I was then told by the CT scan staff to enquire later on that day as to if my scan results were on the ward. Naturally I was still very anxious and probably more so once I was told of the findings/suspicions.

The results arrived but I had to wait to be told by the right person and so yet another uncomfortable and anxious night passed for me.

The following morning I was woken at around 06-00 by the night staff clattering and banging. Having been disturbed in the same manner the previous morning I decided to get up and so I washed, shaved and was ready for the day. At around 09-30 I approached the staff to enquire as to what time roughly the consultants would be on the ward. I desperately wanted to know the results of my head and chest scan.

I felt like some of the staff were continually unpleasant and uncaring to me. I didn’t see one person in particular smile and did not even acknowledge a morning greeting. Any way I politely asked the question and this person response was “later”. I asked if there was any idea as to roughly when the consultants would arrive and the nurse said to me “No I cant”. I thought this most odd. So I decided that I would seek the needed info elsewhere and I happened to see a doctor that I had got to know arrive at the end of the ward. This doctor could speak the same language as me so we had several small conversations which was fun for me. This doctor always has a smile and a kind word for everyone and is in my opinion a true credit to the profession.

I was about to politely ask about my scan results when another person appeared who turned out to be the consultant. I felt he barged into the conversation I was having, without any explanation or excuse nor did he at anytime identify himself. I felt unimpressed by his attitude, general manner. I explained that I was having a conversation to do with my medical condition to which he was not asked or invited to comment on and he said to me to go back to my ward.

I found this person rude, arrogant and at that point I had had enough and made it clear in plain English that I was not happy. I then turned my back and proceeded in the opposite direction.

I began to pack my belongings and I thought I overheard the staff say to each other just to let me go. At this point I was feeling angry. I still had a cannula attached and no info as regards to my condition.

The nurse then said to me the cannula needs to be taken out. I told the nurse that they would not be doing anything further either for me or to me. The next thing I see are 2 security guards! I thought they were courteous and I explained the trials and events that had transpired.

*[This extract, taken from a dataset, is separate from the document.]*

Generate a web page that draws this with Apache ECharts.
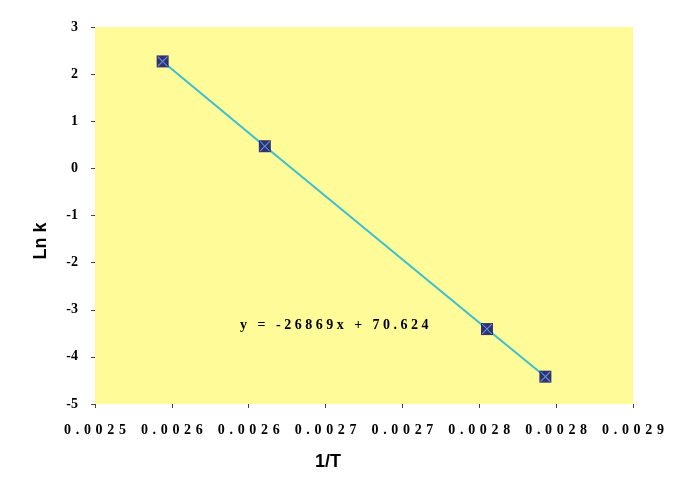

I also explained that there would certainly be no trouble from my side. And so then another nurse who I knew appeared and feeling that my point had been made I allowed the nurse to remove the cannula.

I was then discharged despite the fact that I had not asked for a discharge and in the company of 2 minders I left the premises.

Needless to say I have transferred my own personal medical affairs to the Royal Oldham Hospital where I hope to find a more professional and caring approach.

AIRBORNE

A humiliating experience at Ormskirk

I want to raise a concern about the procedure undertaken in theatre before having my hip replacement.

I think it is almost abuse to be catheterised in front of male staff, while even a male member of staff was watching and decided he would inform me that this was the most embarrasing part of the proceedure.

How unprofessional is that for a hospital that claims to protect dignity? I am so disgusted that my hope is I never have to have another operation at Ormskirk Hospital.

Also the nurses seem only to congregate at the nurses station rather than observing patients needs on the ward. What an awfull experience it was.